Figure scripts
## BEGIN

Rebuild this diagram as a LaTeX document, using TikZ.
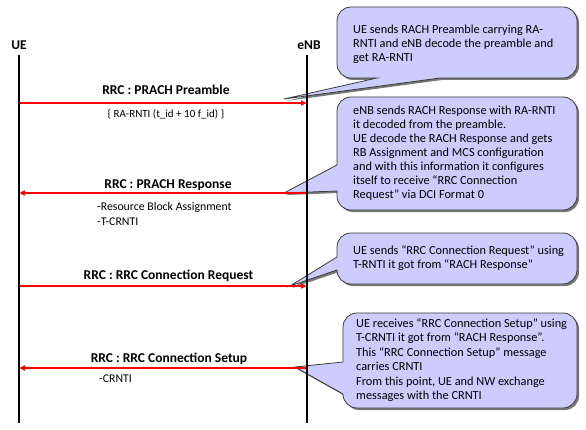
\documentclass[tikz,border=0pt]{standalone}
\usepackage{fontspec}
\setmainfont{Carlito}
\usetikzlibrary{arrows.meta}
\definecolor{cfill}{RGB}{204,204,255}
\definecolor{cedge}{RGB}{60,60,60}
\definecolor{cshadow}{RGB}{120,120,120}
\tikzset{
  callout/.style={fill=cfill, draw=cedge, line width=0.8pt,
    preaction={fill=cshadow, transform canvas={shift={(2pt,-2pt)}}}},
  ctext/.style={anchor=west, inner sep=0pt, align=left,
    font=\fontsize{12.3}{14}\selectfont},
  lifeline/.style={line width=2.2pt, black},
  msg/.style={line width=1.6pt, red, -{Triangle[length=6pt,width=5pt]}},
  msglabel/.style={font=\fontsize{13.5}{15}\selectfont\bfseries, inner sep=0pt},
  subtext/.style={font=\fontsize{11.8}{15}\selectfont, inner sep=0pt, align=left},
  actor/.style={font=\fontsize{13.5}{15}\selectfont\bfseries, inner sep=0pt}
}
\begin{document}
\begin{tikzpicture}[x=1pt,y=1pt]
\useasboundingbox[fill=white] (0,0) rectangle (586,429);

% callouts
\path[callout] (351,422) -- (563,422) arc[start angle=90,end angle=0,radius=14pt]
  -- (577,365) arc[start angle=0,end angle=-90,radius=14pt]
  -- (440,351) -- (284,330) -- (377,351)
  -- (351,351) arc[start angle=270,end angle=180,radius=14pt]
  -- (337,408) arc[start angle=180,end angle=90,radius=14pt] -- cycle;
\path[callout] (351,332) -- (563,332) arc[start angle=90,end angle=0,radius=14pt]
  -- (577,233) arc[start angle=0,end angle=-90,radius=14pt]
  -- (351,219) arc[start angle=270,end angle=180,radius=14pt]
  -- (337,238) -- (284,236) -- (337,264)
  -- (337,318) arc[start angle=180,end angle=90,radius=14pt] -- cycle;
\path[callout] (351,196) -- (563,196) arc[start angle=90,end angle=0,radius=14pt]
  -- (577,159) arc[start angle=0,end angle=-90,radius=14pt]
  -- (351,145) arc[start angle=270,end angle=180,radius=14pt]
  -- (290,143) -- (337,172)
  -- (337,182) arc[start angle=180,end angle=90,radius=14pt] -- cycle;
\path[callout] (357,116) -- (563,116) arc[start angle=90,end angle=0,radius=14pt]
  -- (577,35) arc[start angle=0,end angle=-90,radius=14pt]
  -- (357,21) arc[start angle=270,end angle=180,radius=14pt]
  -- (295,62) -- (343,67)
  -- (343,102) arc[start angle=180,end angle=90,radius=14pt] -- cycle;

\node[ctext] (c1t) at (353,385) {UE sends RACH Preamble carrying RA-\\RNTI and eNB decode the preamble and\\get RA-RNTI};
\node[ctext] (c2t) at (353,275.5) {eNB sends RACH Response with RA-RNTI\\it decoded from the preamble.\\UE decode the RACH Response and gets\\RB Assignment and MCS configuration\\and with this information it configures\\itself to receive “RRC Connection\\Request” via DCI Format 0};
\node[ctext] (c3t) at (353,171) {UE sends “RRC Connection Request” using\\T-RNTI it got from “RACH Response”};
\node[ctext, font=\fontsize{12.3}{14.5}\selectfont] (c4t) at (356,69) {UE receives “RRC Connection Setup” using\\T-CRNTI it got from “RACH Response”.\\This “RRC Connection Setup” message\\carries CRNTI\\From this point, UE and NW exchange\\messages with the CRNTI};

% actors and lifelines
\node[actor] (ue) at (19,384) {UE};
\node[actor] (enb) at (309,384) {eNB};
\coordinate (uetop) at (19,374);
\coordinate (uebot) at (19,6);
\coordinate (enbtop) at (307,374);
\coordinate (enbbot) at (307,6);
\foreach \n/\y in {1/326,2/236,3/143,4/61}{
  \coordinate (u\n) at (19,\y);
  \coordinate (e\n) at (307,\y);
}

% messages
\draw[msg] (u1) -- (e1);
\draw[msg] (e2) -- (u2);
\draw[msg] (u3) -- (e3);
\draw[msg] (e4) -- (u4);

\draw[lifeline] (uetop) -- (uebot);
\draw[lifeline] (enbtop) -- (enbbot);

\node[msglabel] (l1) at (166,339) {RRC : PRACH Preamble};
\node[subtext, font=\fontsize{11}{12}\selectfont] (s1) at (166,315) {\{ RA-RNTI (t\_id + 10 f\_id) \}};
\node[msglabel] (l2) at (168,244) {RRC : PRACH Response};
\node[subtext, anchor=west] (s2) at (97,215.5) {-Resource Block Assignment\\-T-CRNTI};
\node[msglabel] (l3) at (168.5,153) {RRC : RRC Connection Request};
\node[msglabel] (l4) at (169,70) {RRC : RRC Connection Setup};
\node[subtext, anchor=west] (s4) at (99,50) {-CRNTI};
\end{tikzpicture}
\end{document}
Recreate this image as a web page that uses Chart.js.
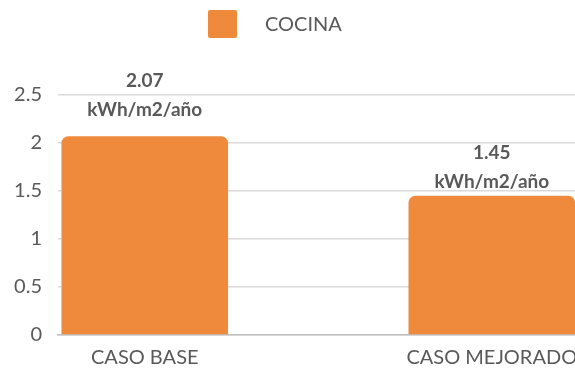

## END

STATED GOAL: Copy all the lines of data exactly as they appear, dropping any images.

WORKED SOLUTION:
Rebuild this diagram as a LaTeX document, using TikZ.
\documentclass[tikz,border=0pt]{standalone}
\usepackage{fontspec}
\setmainfont{Carlito}
\usetikzlibrary{arrows.meta}
\definecolor{cfill}{RGB}{204,204,255}
\definecolor{cedge}{RGB}{60,60,60}
\definecolor{cshadow}{RGB}{120,120,120}
\tikzset{
  callout/.style={fill=cfill, draw=cedge, line width=0.8pt,
    preaction={fill=cshadow, transform canvas={shift={(2pt,-2pt)}}}},
  ctext/.style={anchor=west, inner sep=0pt, align=left,
    font=\fontsize{12.3}{14}\selectfont},
  lifeline/.style={line width=2.2pt, black},
  msg/.style={line width=1.6pt, red, -{Triangle[length=6pt,width=5pt]}},
  msglabel/.style={font=\fontsize{13.5}{15}\selectfont\bfseries, inner sep=0pt},
  subtext/.style={font=\fontsize{11.8}{15}\selectfont, inner sep=0pt, align=left},
  actor/.style={font=\fontsize{13.5}{15}\selectfont\bfseries, inner sep=0pt}
}
\begin{document}
\begin{tikzpicture}[x=1pt,y=1pt]
\useasboundingbox[fill=white] (0,0) rectangle (586,429);

% callouts
\path[callout] (351,422) -- (563,422) arc[start angle=90,end angle=0,radius=14pt]
  -- (577,365) arc[start angle=0,end angle=-90,radius=14pt]
  -- (440,351) -- (284,330) -- (377,351)
  -- (351,351) arc[start angle=270,end angle=180,radius=14pt]
  -- (337,408) arc[start angle=180,end angle=90,radius=14pt] -- cycle;
\path[callout] (351,332) -- (563,332) arc[start angle=90,end angle=0,radius=14pt]
  -- (577,233) arc[start angle=0,end angle=-90,radius=14pt]
  -- (351,219) arc[start angle=270,end angle=180,radius=14pt]
  -- (337,238) -- (284,236) -- (337,264)
  -- (337,318) arc[start angle=180,end angle=90,radius=14pt] -- cycle;
\path[callout] (351,196) -- (563,196) arc[start angle=90,end angle=0,radius=14pt]
  -- (577,159) arc[start angle=0,end angle=-90,radius=14pt]
  -- (351,145) arc[start angle=270,end angle=180,radius=14pt]
  -- (290,143) -- (337,172)
  -- (337,182) arc[start angle=180,end angle=90,radius=14pt] -- cycle;
\path[callout] (357,116) -- (563,116) arc[start angle=90,end angle=0,radius=14pt]
  -- (577,35) arc[start angle=0,end angle=-90,radius=14pt]
  -- (357,21) arc[start angle=270,end angle=180,radius=14pt]
  -- (295,62) -- (343,67)
  -- (343,102) arc[start angle=180,end angle=90,radius=14pt] -- cycle;

\node[ctext] (c1t) at (353,385) {UE sends RACH Preamble carrying RA-\\RNTI and eNB decode the preamble and\\get RA-RNTI};
\node[ctext] (c2t) at (353,275.5) {eNB sends RACH Response with RA-RNTI\\it decoded from the preamble.\\UE decode the RACH Response and gets\\RB Assignment and MCS configuration\\and with this information it configures\\itself to receive “RRC Connection\\Request” via DCI Format 0};
\node[ctext] (c3t) at (353,171) {UE sends “RRC Connection Request” using\\T-RNTI it got from “RACH Response”};
\node[ctext, font=\fontsize{12.3}{14.5}\selectfont] (c4t) at (356,69) {UE receives “RRC Connection Setup” using\\T-CRNTI it got from “RACH Response”.\\This “RRC Connection Setup” message\\carries CRNTI\\From this point, UE and NW exchange\\messages with the CRNTI};

% actors and lifelines
\node[actor] (ue) at (19,384) {UE};
\node[actor] (enb) at (309,384) {eNB};
\coordinate (uetop) at (19,374);
\coordinate (uebot) at (19,6);
\coordinate (enbtop) at (307,374);
\coordinate (enbbot) at (307,6);
\foreach \n/\y in {1/326,2/236,3/143,4/61}{
  \coordinate (u\n) at (19,\y);
  \coordinate (e\n) at (307,\y);
}

% messages
\draw[msg] (u1) -- (e1);
\draw[msg] (e2) -- (u2);
\draw[msg] (u3) -- (e3);
\draw[msg] (e4) -- (u4);

\draw[lifeline] (uetop) -- (uebot);
\draw[lifeline] (enbtop) -- (enbbot);

\node[msglabel] (l1) at (166,339) {RRC : PRACH Preamble};
\node[subtext, font=\fontsize{11}{12}\selectfont] (s1) at (166,315) {\{ RA-RNTI (t\_id + 10 f\_id) \}};
\node[msglabel] (l2) at (168,244) {RRC : PRACH Response};
\node[subtext, anchor=west] (s2) at (97,215.5) {-Resource Block Assignment\\-T-CRNTI};
\node[msglabel] (l3) at (168.5,153) {RRC : RRC Connection Request};
\node[msglabel] (l4) at (169,70) {RRC : RRC Connection Setup};
\node[subtext, anchor=west] (s4) at (99,50) {-CRNTI};
\end{tikzpicture}
\end{document}
Recreate this image as a web page that uses Chart.js.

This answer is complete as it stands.